DIRECTIONS FOR THIS TASK:
Nothing but the lines from the line with "Rebuild this chart" to the line with "0.967, 0.975, 0.98];", both included, is to be repeated, and those exactly. Leave out the pictures.

Data listing
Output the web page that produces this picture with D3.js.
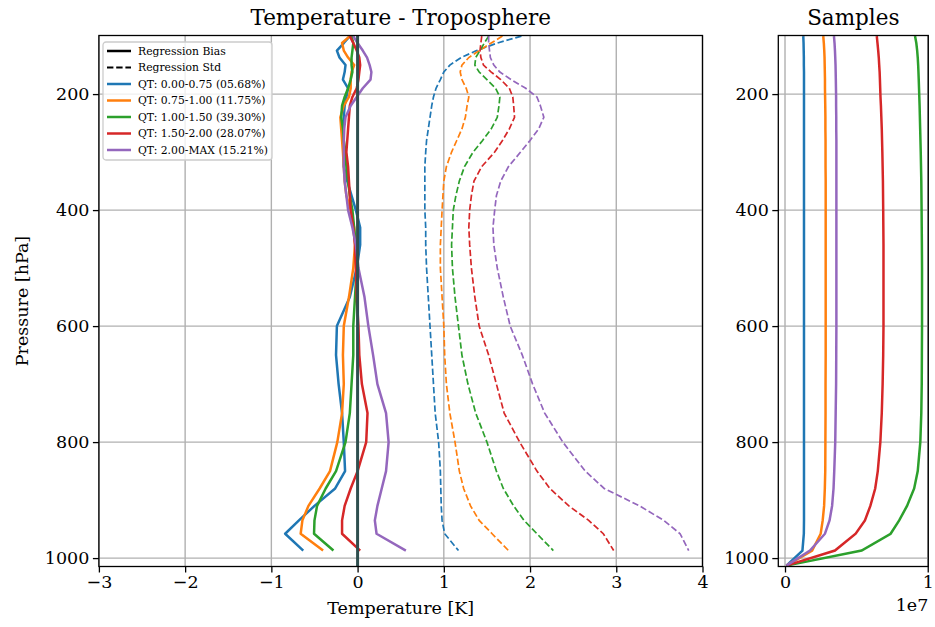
<!DOCTYPE html>
<html>
<head>
<meta charset="utf-8">
<script src="https://cdn.jsdelivr.net/npm/d3@7"></script>
<style>
  body { margin: 0; background: #fff; }
  text { font-family: "DejaVu Serif", serif; fill: #000; }
</style>
</head>
<body>
<div id="chart"></div>
<script>
var w = 935, h = 627;

// pressure levels [hPa]
var levels = [100, 112, 125, 137, 150, 162, 175, 190, 205, 220, 240, 260, 280, 300, 325, 350, 375,
  400, 430, 460, 500, 550, 600, 650, 700, 750, 800, 850, 880, 910, 935, 958, 987];
var sampleLevels = levels.concat([1013]);

var groupLabels = ["QT: 0.00-0.75 (05.68%)", "QT: 0.75-1.00 (11.75%)", "QT: 1.00-1.50 (39.30%)",
  "QT: 1.50-2.00 (28.07%)", "QT: 2.00-MAX (15.21%)"];
var colors = ["#1f77b4", "#ff7f0e", "#2ca02c", "#d62728", "#9467bd"];

var xTicks = [-3, -2, -1, 0, 1, 2, 3, 4];
var pTicks = [200, 400, 600, 800, 1000];
var sTicks = [0, 1];

// regression bias [K]
var bias000_075 = [-0.09, -0.16, -0.24, -0.21, -0.14, -0.15, -0.17, -0.11, -0.13, -0.15, -0.16, -0.16, -0.16, -0.16, -0.16, -0.12, -0.07,
  -0.02, 0.03, 0.03, -0.01, -0.09, -0.24, -0.25, -0.22, -0.18, -0.16, -0.145, -0.26, -0.50, -0.68, -0.84, -0.63];
var bias075_100 = [-0.09, -0.18, -0.16, -0.11, -0.04, -0.07, -0.08, -0.08, -0.10, -0.16, -0.20, -0.19, -0.18, -0.17, -0.16, -0.15, -0.13,
  -0.08, -0.04, -0.03, -0.05, -0.10, -0.16, -0.17, -0.16, -0.18, -0.235, -0.32, -0.44, -0.57, -0.64, -0.66, -0.40];
var bias100_150 = [-0.07, -0.05, -0.06, -0.07, -0.07, -0.06, -0.08, -0.11, -0.15, -0.18, -0.19, -0.17, -0.16, -0.14, -0.13, -0.11, -0.09,
  -0.06, -0.04, -0.02, -0.01, -0.03, -0.05, -0.05, -0.07, -0.09, -0.14, -0.25, -0.37, -0.47, -0.50, -0.505, -0.28];
var bias150_200 = [-0.09, -0.05, -0.01, 0.02, 0.03, 0.02, 0.01, -0.01, -0.06, -0.09, -0.10, -0.11, -0.12, -0.13, -0.11, -0.10, -0.09,
  -0.08, -0.05, -0.03, -0.02, -0.01, 0.01, 0.02, 0.05, 0.115, 0.10, 0.00, -0.08, -0.15, -0.18, -0.18, 0.03];
var bias200_max = [-0.05, 0.00, 0.06, 0.11, 0.14, 0.16, 0.15, 0.06, -0.01, -0.08, -0.14, -0.155, -0.16, -0.16, -0.16, -0.15, -0.13,
  -0.11, -0.06, -0.02, 0.01, 0.08, 0.125, 0.18, 0.23, 0.33, 0.36, 0.33, 0.28, 0.23, 0.20, 0.22, 0.56];

// regression std [K]
var std000_075 = [1.90, 1.62, 1.38, 1.20, 1.07, 1.00, 0.96, 0.91, 0.88, 0.86, 0.84, 0.82, 0.80, 0.79, 0.78, 0.78, 0.78,
  0.78, 0.79, 0.79, 0.80, 0.82, 0.84, 0.86, 0.88, 0.90, 0.94, 0.96, 0.965, 0.97, 0.98, 1.01, 1.17];
var std075_100 = [1.68, 1.55, 1.41, 1.29, 1.21, 1.19, 1.21, 1.26, 1.29, 1.27, 1.25, 1.21, 1.15, 1.09, 1.03, 1.00, 0.99,
  0.98, 0.97, 0.96, 0.96, 0.98, 1.00, 1.01, 1.03, 1.07, 1.13, 1.18, 1.23, 1.31, 1.41, 1.56, 1.75];
var std100_150 = [1.52, 1.47, 1.42, 1.37, 1.36, 1.41, 1.50, 1.60, 1.65, 1.64, 1.62, 1.55, 1.45, 1.34, 1.24, 1.18, 1.14,
  1.11, 1.10, 1.09, 1.10, 1.13, 1.17, 1.21, 1.28, 1.37, 1.50, 1.61, 1.69, 1.81, 1.93, 2.08, 2.27];
var std150_200 = [1.44, 1.43, 1.42, 1.43, 1.46, 1.55, 1.66, 1.76, 1.80, 1.81, 1.82, 1.76, 1.68, 1.59, 1.44, 1.35, 1.32,
  1.30, 1.29, 1.30, 1.32, 1.36, 1.41, 1.52, 1.61, 1.70, 1.88, 2.08, 2.23, 2.45, 2.68, 2.85, 2.97];
var std200_max = [1.52, 1.52, 1.53, 1.54, 1.58, 1.65, 1.78, 1.95, 2.08, 2.12, 2.16, 2.10, 2.00, 1.89, 1.75, 1.66, 1.61,
  1.59, 1.57, 1.58, 1.62, 1.69, 1.77, 1.91, 2.03, 2.17, 2.38, 2.64, 2.86, 3.27, 3.55, 3.74, 3.84];

// samples per level [1e7]
var samp000_075 = [0.128, 0.130, 0.131, 0.132, 0.132, 0.133, 0.133, 0.133, 0.133, 0.133, 0.133, 0.133, 0.133, 0.133, 0.133, 0.133, 0.133,
  0.133, 0.133, 0.133, 0.133, 0.133, 0.133, 0.133, 0.133, 0.133, 0.133, 0.133, 0.133, 0.133, 0.133, 0.132, 0.122, 0.010];
var samp075_100 = [0.268, 0.272, 0.275, 0.277, 0.278, 0.279, 0.280, 0.280, 0.281, 0.282, 0.283, 0.283, 0.284, 0.284, 0.284, 0.285, 0.285,
  0.285, 0.285, 0.285, 0.285, 0.285, 0.285, 0.285, 0.284, 0.284, 0.283, 0.282, 0.279, 0.274, 0.264, 0.250, 0.190, 0.010];
var samp100_150 = [0.911, 0.920, 0.926, 0.930, 0.933, 0.935, 0.937, 0.939, 0.941, 0.943, 0.945, 0.947, 0.949, 0.951, 0.953, 0.955, 0.956,
  0.957, 0.958, 0.959, 0.960, 0.960, 0.960, 0.959, 0.958, 0.955, 0.948, 0.930, 0.905, 0.855, 0.800, 0.740, 0.537, 0.010];
var samp150_200 = [0.643, 0.648, 0.653, 0.657, 0.660, 0.663, 0.665, 0.667, 0.669, 0.672, 0.675, 0.678, 0.680, 0.682, 0.684, 0.686, 0.687,
  0.688, 0.689, 0.690, 0.690, 0.690, 0.690, 0.688, 0.684, 0.678, 0.668, 0.650, 0.632, 0.598, 0.560, 0.495, 0.350, 0.010];
var samp200_max = [0.343, 0.347, 0.350, 0.352, 0.354, 0.355, 0.356, 0.357, 0.358, 0.358, 0.359, 0.359, 0.360, 0.360, 0.360, 0.360, 0.360,
  0.360, 0.360, 0.360, 0.360, 0.360, 0.360, 0.359, 0.358, 0.355, 0.352, 0.345, 0.340, 0.330, 0.312, 0.280, 0.175, 0.010];

var biasSeries = [bias000_075, bias075_100, bias100_150, bias150_200, bias200_max];
var stdSeries = [std000_075, std075_100, std100_150, std150_200, std200_max];
var sampSeries = [samp000_075, samp075_100, samp100_150, samp150_200, samp200_max];

// panel boxes
var L = {x0: 98.9, x1: 702.5}, R = {x0: 778.3, x1: 928.3};
var plotTop = 35.5, plotBottom = 566.5;
var dash = "6.4,2.8";

var xScale = d3.scaleLinear().domain([-3, 4]).range([L.x0, L.x1]);
var yScale = d3.scaleLinear().domain([99, 1014.5]).range([plotTop, plotBottom]);
var sScale = d3.scaleLinear().domain([-0.047, 1.004]).range([R.x0, R.x1]);

var svg = d3.select("#chart").append("svg")
  .attr("width", w)
  .attr("height", h);

var defs = svg.append("defs");
defs.append("clipPath").attr("id", "clipL").append("rect")
  .attr("x", L.x0).attr("y", plotTop).attr("width", L.x1 - L.x0).attr("height", plotBottom - plotTop);
defs.append("clipPath").attr("id", "clipR").append("rect")
  .attr("x", R.x0).attr("y", plotTop).attr("width", R.x1 - R.x0).attr("height", plotBottom - plotTop);

var minus = function(d) { return String(d).replace("-", "\u2212"); };
var intFmt = d3.format("d");

function grid(xs, xvals, box) {
  var g = svg.append("g").attr("stroke", "#b0b0b0").attr("stroke-width", 1.4);
  g.selectAll(".gx").data(xvals).enter().append("line")
    .attr("x1", function(d) { return xs(d); }).attr("x2", function(d) { return xs(d); })
    .attr("y1", plotTop).attr("y2", plotBottom);
  g.selectAll(".gy").data(pTicks).enter().append("line")
    .attr("x1", box.x0).attr("x2", box.x1)
    .attr("y1", function(d) { return yScale(d); }).attr("y2", function(d) { return yScale(d); });
}
grid(xScale, xTicks, L);
grid(sScale, sTicks, R);

var line = d3.line()
  .x(function(d) { return xScale(d[0]); })
  .y(function(d) { return yScale(d[1]); });

var sLine = d3.line()
  .x(function(d) { return sScale(d[0]); })
  .y(function(d) { return yScale(d[1]); });

var plotL = svg.append("g").attr("clip-path", "url(#clipL)");
for (var i = 0; i < 5; i++) {
  plotL.append("path")
    .datum(biasSeries[i].map(function(v, k) { return [v, levels[k]]; }))
    .attr("d", line)
    .attr("fill", "none")
    .attr("stroke", colors[i])
    .attr("stroke-width", 2.5)
    .attr("stroke-linejoin", "round");
  plotL.append("path")
    .datum(stdSeries[i].map(function(v, k) { return [v, levels[k]]; }))
    .attr("d", line)
    .attr("fill", "none")
    .attr("stroke", colors[i])
    .attr("stroke-width", 1.7)
    .attr("stroke-dasharray", dash);
}
// zero line
plotL.append("line")
  .attr("x1", xScale(0)).attr("x2", xScale(0))
  .attr("y1", plotTop).attr("y2", plotBottom)
  .attr("stroke", "#2f4f4f")
  .attr("stroke-width", 3);

var plotR = svg.append("g").attr("clip-path", "url(#clipR)");
for (var j = 0; j < 5; j++) {
  plotR.append("path")
    .datum(sampSeries[j].map(function(v, k) { return [v, sampleLevels[k]]; }))
    .attr("d", sLine)
    .attr("fill", "none")
    .attr("stroke", colors[j])
    .attr("stroke-width", 2.5);
}

// axes
function styleAxis(g) {
  g.select(".domain").remove();
  g.selectAll(".tick line").attr("stroke", "#000").attr("stroke-width", 1.3);
  g.selectAll(".tick text").attr("font-size", 17.5).attr("font-family", "DejaVu Serif").attr("fill", "#000");
}

svg.append("g")
  .attr("transform", "translate(0," + plotBottom + ")")
  .call(d3.axisBottom(xScale).tickValues(xTicks).tickSize(6).tickPadding(3.5).tickFormat(minus))
  .call(styleAxis);
svg.append("g")
  .attr("transform", "translate(" + L.x0 + ",0)")
  .call(d3.axisLeft(yScale).tickValues(pTicks).tickSize(6).tickPadding(3.5).tickFormat(intFmt))
  .call(styleAxis);
svg.append("g")
  .attr("transform", "translate(0," + plotBottom + ")")
  .call(d3.axisBottom(sScale).tickValues(sTicks).tickSize(6).tickPadding(3.5).tickFormat(intFmt))
  .call(styleAxis);
svg.append("g")
  .attr("transform", "translate(" + R.x0 + ",0)")
  .call(d3.axisLeft(yScale).tickValues(pTicks).tickSize(6).tickPadding(3.5).tickFormat(intFmt))
  .call(styleAxis);

// frames
[L, R].forEach(function(b) {
  svg.append("rect")
    .attr("x", b.x0).attr("y", plotTop)
    .attr("width", b.x1 - b.x0).attr("height", plotBottom - plotTop)
    .attr("fill", "none").attr("stroke", "#000").attr("stroke-width", 1.3);
});

// titles and labels
svg.append("text").attr("x", (L.x0 + L.x1) / 2).attr("y", 25).attr("text-anchor", "middle")
  .attr("font-size", 21.5).text("Temperature - Troposphere");
svg.append("text").attr("x", (R.x0 + R.x1) / 2).attr("y", 25).attr("text-anchor", "middle")
  .attr("font-size", 21.5).text("Samples");
svg.append("text").attr("x", (L.x0 + L.x1) / 2).attr("y", 614).attr("text-anchor", "middle")
  .attr("font-size", 17.5).text("Temperature [K]");
svg.append("text").attr("transform", "translate(28," + ((plotTop + plotBottom) / 2) + ") rotate(-90)")
  .attr("text-anchor", "middle").attr("font-size", 17.5).text("Pressure [hPa]");
svg.append("text").attr("x", R.x1).attr("y", 611).attr("text-anchor", "end")
  .attr("font-size", 17.5).text("1e7");

// legend
var legendItems = [{label: "Regression Bias", color: "#000", dash: null},
  {label: "Regression Std", color: "#000", dash: dash}].concat(
  groupLabels.map(function(d, i) { return {label: d, color: colors[i], dash: null}; }));

var lg = svg.append("g").attr("transform", "translate(103,42)");
lg.append("rect").attr("width", 169).attr("height", 118).attr("rx", 3)
  .attr("fill", "#fff").attr("fill-opacity", 0.8).attr("stroke", "#cccccc").attr("stroke-width", 1.3);
var row = lg.selectAll(".row").data(legendItems).enter().append("g")
  .attr("transform", function(d, i) { return "translate(0," + (9 + i * 16.5) + ")"; });
row.append("line").attr("x1", 4).attr("x2", 28)
  .attr("stroke", function(d) { return d.color; })
  .attr("stroke-width", function(d) { return d.dash ? 2.2 : 2.5; })
  .attr("stroke-dasharray", function(d) { return d.dash; });
row.append("text").attr("x", 35).attr("y", 3.8).attr("font-size", 10.8)
  .text(function(d) { return d.label; });
</script>
</body>
</html>
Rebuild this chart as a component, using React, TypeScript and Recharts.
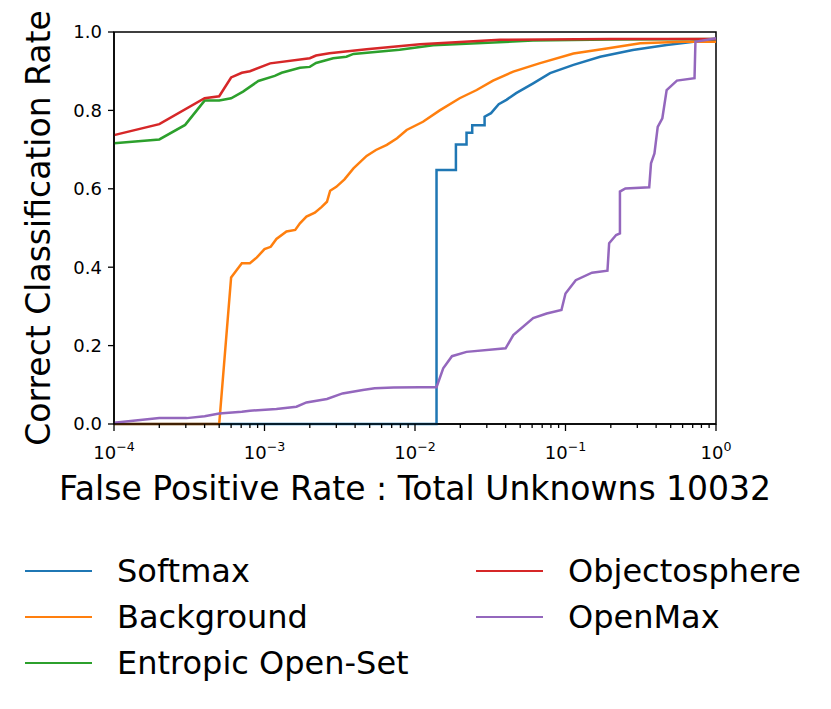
import React from "react";
import {
  LineChart, Line, XAxis, YAxis, Legend, ReferenceArea, Label,
} from "recharts";

const FONT = "DejaVu Sans, sans-serif";

// false positive rate (x) / correct classification rate (y)
const softmaxFpr = [1e-4, 0.0139, 0.0139, 0.0187, 0.0187, 0.022, 0.022, 0.024, 0.024, 0.029, 0.029, 0.032, 0.036, 0.0405, 0.047, 0.061, 0.079, 0.113, 0.17, 0.28, 0.47, 0.71, 1.0];
const softmaxCcr = [0, 0, 0.648, 0.648, 0.713, 0.713, 0.743, 0.743, 0.762, 0.762, 0.784, 0.793, 0.816, 0.827, 0.844, 0.869, 0.895, 0.916, 0.937, 0.954, 0.967, 0.975, 0.98];

const backgroundFpr = [1e-4, 5.0e-4, 6e-4, 7.07e-4, 8e-4, 8.9e-4, 1e-3, 1.1e-3, 1.2e-3, 1.4e-3, 1.6e-3, 1.72e-3, 1.9e-3, 2.16e-3, 2.4e-3, 2.6e-3, 2.73e-3, 3.0e-3, 3.4e-3, 3.9e-3, 4.77e-3, 5.5e-3, 6.5e-3, 7.6e-3, 8.8e-3, 1.13e-2, 1.46e-2, 1.98e-2, 2.57e-2, 3.3e-2, 4.5e-2, 6.7e-2, 0.113, 0.188, 0.314, 0.6, 1.0];
const backgroundCcr = [0, 0, 0.374, 0.41, 0.41, 0.425, 0.446, 0.452, 0.472, 0.491, 0.495, 0.512, 0.529, 0.539, 0.554, 0.567, 0.595, 0.605, 0.624, 0.652, 0.684, 0.699, 0.712, 0.729, 0.75, 0.771, 0.8, 0.831, 0.852, 0.876, 0.899, 0.92, 0.945, 0.958, 0.971, 0.975, 0.975];

const entropicFpr = [1e-4, 2e-4, 2.97e-4, 4e-4, 5e-4, 6e-4, 7.2e-4, 9.1e-4, 1.17e-3, 1.3e-3, 1.72e-3, 2e-3, 2.2e-3, 2.86e-3, 3.5e-3, 3.9e-3, 7.9e-3, 1.08e-2, 1.32e-2, 0.0608, 0.2, 1.0];
const entropicCcr = [0.716, 0.726, 0.763, 0.825, 0.825, 0.831, 0.848, 0.875, 0.888, 0.896, 0.909, 0.911, 0.921, 0.933, 0.937, 0.944, 0.955, 0.962, 0.966, 0.978, 0.981, 0.982];

const objectoFpr = [1e-4, 2e-4, 4e-4, 5e-4, 6e-4, 7.07e-4, 8e-4, 1.09e-3, 2e-3, 2.2e-3, 2.7e-3, 4.77e-3, 1.08e-2, 3.67e-2, 0.2, 1.0];
const objectoCcr = [0.737, 0.765, 0.831, 0.836, 0.884, 0.896, 0.9, 0.92, 0.933, 0.94, 0.946, 0.956, 0.969, 0.98, 0.982, 0.982];

const openmaxFpr = [1e-4, 2e-4, 3.04e-4, 4e-4, 5e-4, 7.07e-4, 8e-4, 1.2e-3, 1.63e-3, 1.9e-3, 2.6e-3, 3.3e-3, 4.5e-3, 5.4e-3, 7.2e-3, 1.08e-2, 1.39e-2, 1.54e-2, 1.76e-2, 2.2e-2, 4.0e-2, 4.5e-2, 6.1e-2, 7.5e-2, 9.4e-2, 0.1, 0.117, 0.15, 0.19, 0.195, 0.217, 0.23, 0.23, 0.25, 0.36, 0.37, 0.39, 0.41, 0.44, 0.47, 0.55, 0.72, 0.73, 1.0];
const openmaxCcr = [0.003, 0.015, 0.015, 0.02, 0.027, 0.031, 0.034, 0.038, 0.044, 0.055, 0.064, 0.078, 0.087, 0.091, 0.093, 0.094, 0.094, 0.142, 0.173, 0.184, 0.193, 0.227, 0.27, 0.282, 0.291, 0.333, 0.367, 0.386, 0.391, 0.461, 0.482, 0.486, 0.593, 0.601, 0.604, 0.665, 0.69, 0.758, 0.78, 0.852, 0.876, 0.882, 0.975, 0.984];

const majorTicks = [1e-4, 1e-3, 1e-2, 1e-1, 1];
const minorMultipliers = [2, 3, 4, 5, 6, 7, 8, 9];
const yTicks = [0, 0.2, 0.4, 0.6, 0.8, 1.0];

const xTicks = [
  ...majorTicks,
  ...majorTicks.slice(0, -1).flatMap((m) => minorMultipliers.map((k) => k * m)),
].sort((a, b) => a - b);

const zip = (xs: number[], ys: number[]) => xs.map((x, i) => ({ x, y: ys[i] }));

const series = [
  { name: "Softmax", color: "#1f77b4", data: zip(softmaxFpr, softmaxCcr) },
  { name: "Background", color: "#ff7f0e", data: zip(backgroundFpr, backgroundCcr) },
  { name: "Entropic Open-Set", color: "#2ca02c", data: zip(entropicFpr, entropicCcr) },
  { name: "Objectosphere", color: "#d62728", data: zip(objectoFpr, objectoCcr) },
  { name: "OpenMax", color: "#9467bd", data: zip(openmaxFpr, openmaxCcr) },
];
const seriesOrder = series.map((s) => s.name);

const XTick = ({ x, y, payload }: any) => {
  const v = payload.value;
  const lg = Math.log10(v);
  const exp = Math.round(lg);
  const major = Math.abs(lg - exp) < 1e-6;
  const axisY = y - 10; // tickSize 6 + tickMargin 4
  return (
    <g>
      <line x1={x} x2={x} y1={axisY} y2={axisY + (major ? 7 : 4)} stroke="#000" strokeWidth={1.3} />
      {major && (
        <text x={x} y={axisY + 35} textAnchor="middle" fontSize={18} fill="#000" fontFamily={FONT}>
          10
          <tspan dy={-8} fontSize={12.6}>{exp === 0 ? "0" : "\u2212" + -exp}</tspan>
        </text>
      )}
    </g>
  );
};

const LegendContent = ({ payload }: any) => {
  const items = [...(payload || [])].sort(
    (a: any, b: any) => seriesOrder.indexOf(a.value) - seriesOrder.indexOf(b.value)
  );
  return (
    <div
      style={{
        display: "grid",
        gridAutoFlow: "column",
        gridTemplateRows: "repeat(3, 46px)",
        gridTemplateColumns: "451px 380px",
        fontFamily: FONT,
        fontSize: 32,
        color: "#000",
      }}
    >
      {items.map((e: any) => (
        <div key={e.value} style={{ display: "flex", alignItems: "center", paddingLeft: 25 }}>
          <span style={{ display: "inline-block", width: 67, height: 0, borderTop: `2.5px solid ${e.color}`, marginRight: 25 }} />
          <span style={{ whiteSpace: "nowrap" }}>{e.value}</span>
        </div>
      ))}
    </div>
  );
};

export default function App() {
  return (
    <div style={{ margin: -8, width: 831, height: 709, background: "#fff" }}>
      <LineChart width={831} height={709} margin={{ top: 32, right: 115, left: 54, bottom: 245 }}>
        <XAxis
          type="number"
          dataKey="x"
          scale="log"
          domain={[1e-4, 1]}
          ticks={xTicks}
          interval={0}
          height={40}
          tickSize={6}
          tickMargin={4}
          tickLine={false}
          tick={<XTick />}
          axisLine={{ stroke: "#000", strokeWidth: 1.5 }}
        >
          <Label
            content={({ viewBox }: any) => (
              <text
                x={viewBox.x + viewBox.width / 2}
                y={viewBox.y + 76}
                textAnchor="middle"
                fontSize={33}
                fontFamily={FONT}
                fill="#000"
              >
                False Positive Rate : Total Unknowns 10032
              </text>
            )}
          />
        </XAxis>
        <YAxis
          type="number"
          dataKey="y"
          domain={[0, 1]}
          ticks={yTicks}
          width={60}
          tickSize={6}
          tickMargin={6}
          tickFormatter={(v: number) => v.toFixed(1)}
          tick={{ fill: "#000", fontSize: 18, fontFamily: FONT }}
          tickLine={{ stroke: "#000", strokeWidth: 1.3 }}
          axisLine={{ stroke: "#000", strokeWidth: 1.5 }}
        >
          <Label
            content={({ viewBox }: any) => {
              const cx = viewBox.x - 16;
              const cy = viewBox.y + viewBox.height / 2;
              return (
                <text
                  x={cx}
                  y={cy}
                  transform={`rotate(-90, ${cx}, ${cy})`}
                  textAnchor="middle"
                  dominantBaseline="central"
                  fontSize={33}
                  fontFamily={FONT}
                  fill="#000"
                >
                  Correct Classification Rate
                </text>
              );
            }}
          />
        </YAxis>
        <ReferenceArea x1={1e-4} x2={1} y1={0} y2={1} fill="none" stroke="#000" strokeWidth={1.5} />
        {series.map((s) => (
          <Line
            key={s.name}
            data={s.data}
            dataKey="y"
            name={s.name}
            type="linear"
            stroke={s.color}
            strokeWidth={2.5}
            dot={false}
            activeDot={false}
            isAnimationActive={false}
          />
        ))}
        <Legend
          layout="horizontal"
          verticalAlign="middle"
          align="center"
          content={<LegendContent />}
          wrapperStyle={{ top: 548, left: 0, width: 831 }}
        />
      </LineChart>
    </div>
  );
}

TASK RESPONSE:
Rebuild this chart as a component, using React, TypeScript and Recharts.
import React from "react";
import {
  LineChart, Line, XAxis, YAxis, Legend, ReferenceArea, Label,
} from "recharts";

const FONT = "DejaVu Sans, sans-serif";

// false positive rate (x) / correct classification rate (y)
const softmaxFpr = [1e-4, 0.0139, 0.0139, 0.0187, 0.0187, 0.022, 0.022, 0.024, 0.024, 0.029, 0.029, 0.032, 0.036, 0.0405, 0.047, 0.061, 0.079, 0.113, 0.17, 0.28, 0.47, 0.71, 1.0];
const softmaxCcr = [0, 0, 0.648, 0.648, 0.713, 0.713, 0.743, 0.743, 0.762, 0.762, 0.784, 0.793, 0.816, 0.827, 0.844, 0.869, 0.895, 0.916, 0.937, 0.954, 0.967, 0.975, 0.98];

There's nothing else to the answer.